Görüldüğü üzere, 6306 sayılı Kanun’un 6/9. maddesindeki, ayrım gözetmeksizin, bu Kanun uyarınca tesis edilen tüm işlemlere karşı dava açma süresinin ancak tebliğ tarihinden itibaren işlemeye başlayacağı kuralı, bu Kanun uyarınca tesis edilen “riskli alan” belirlenmesi ve ilânına ilişkin Bakanlar Kurulu Kararlarına karşı dava açma süresi hesabında öğrenme tarihinin değil, işlemin tüm unsurlarıyla birlikte içeriğinden haberdar olunduğu tebliğ tarihinin esas alınması gerektirmektedir. Ayrıca ilgilileri açısından subjektif ve kişisel niteliği bulunan bu kararların aynı zamanda Anayasa’da yer alan bir temel hak ve özgürlük olan mülkiyet hakkını kısıtlayıcı nitelikte sonuçlar doğuracak olması nedeniyle, tebliğ tarihinin esas alınması, Anayasa’da güvence altına alınmış olan hak arama özgürlüğünün de bir gereğidir.

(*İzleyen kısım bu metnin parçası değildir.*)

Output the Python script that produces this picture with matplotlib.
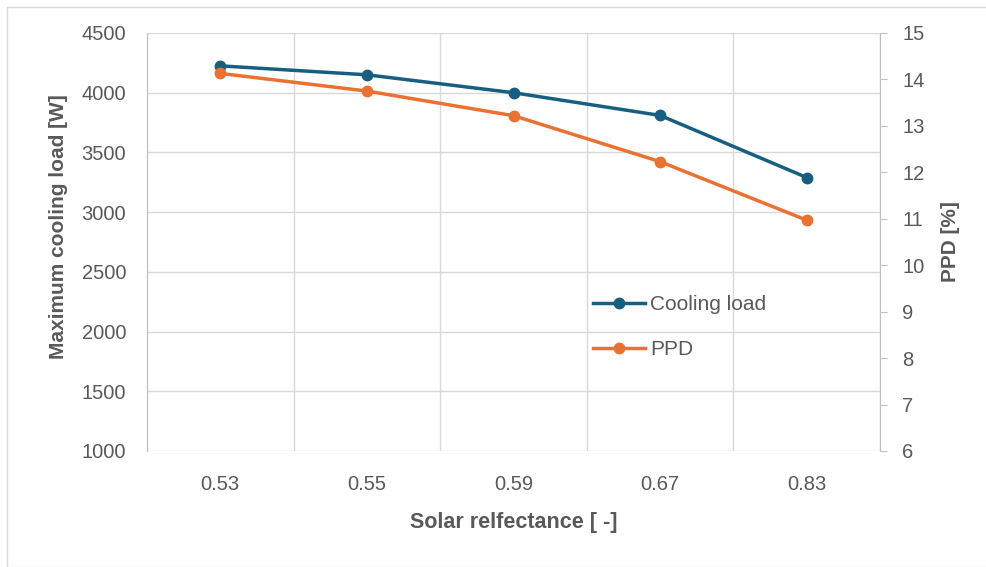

Bu durumda, 6306 sayılı Kanun’un 6/9. maddesi uyarınca dava açma süresinin ancak tebliğ tarihinden itibaren işlemeye başlayacak olduğu, uyuşmazlıkta ise, dava konusu Bakanlar Kurulu Kararının davacıya tebliğ edilmediği, bunun aksinin davalı idarece kanıtlanamadığı gibi, öne de sürülmediği, anlaşıldığından, davacının açmış bulunduğu bu davada süreaşımı bulunduğundan bahsedilemeyeceğinden, Danıştay Ondördüncü Dairesi’nin temyize konu kararının, Bakanlar Kurulu Kararının iptali istemine ilişkin olarak davanın süre aşımı nedeniyle reddine yönelik kısmının belirtilen gerekçeyle bozulması gerektiği oyuyla, bozma kararının gerekçesine katılmıyorum.

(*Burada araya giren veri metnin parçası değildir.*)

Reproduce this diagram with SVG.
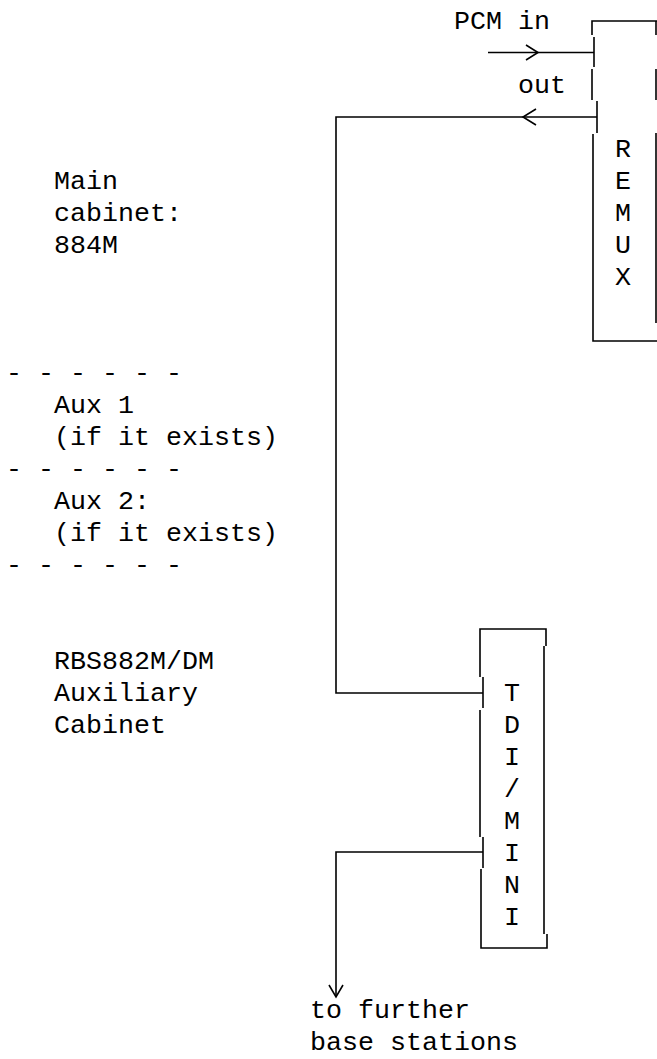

KARŞI OY: Temyiz edilen kararla ilgili dosyanın incelenmesinden; Danıştay Ondördüncü Dairesince verilen kararın davanın süre aşımı nedeniyle reddine ilişkin kısmının, usul ve hukuka uygun bulunduğu, dilekçede ileri sürülen temyiz nedenlerinin kararın belirtilen kısmının bozulmasını gerektirecek nitelikte olmadığı anlaşıldığından, temyiz isteminin reddi ile temyize konu kararın bu kısmının onanması gerektiği oyuyla, karara katılmıyorum.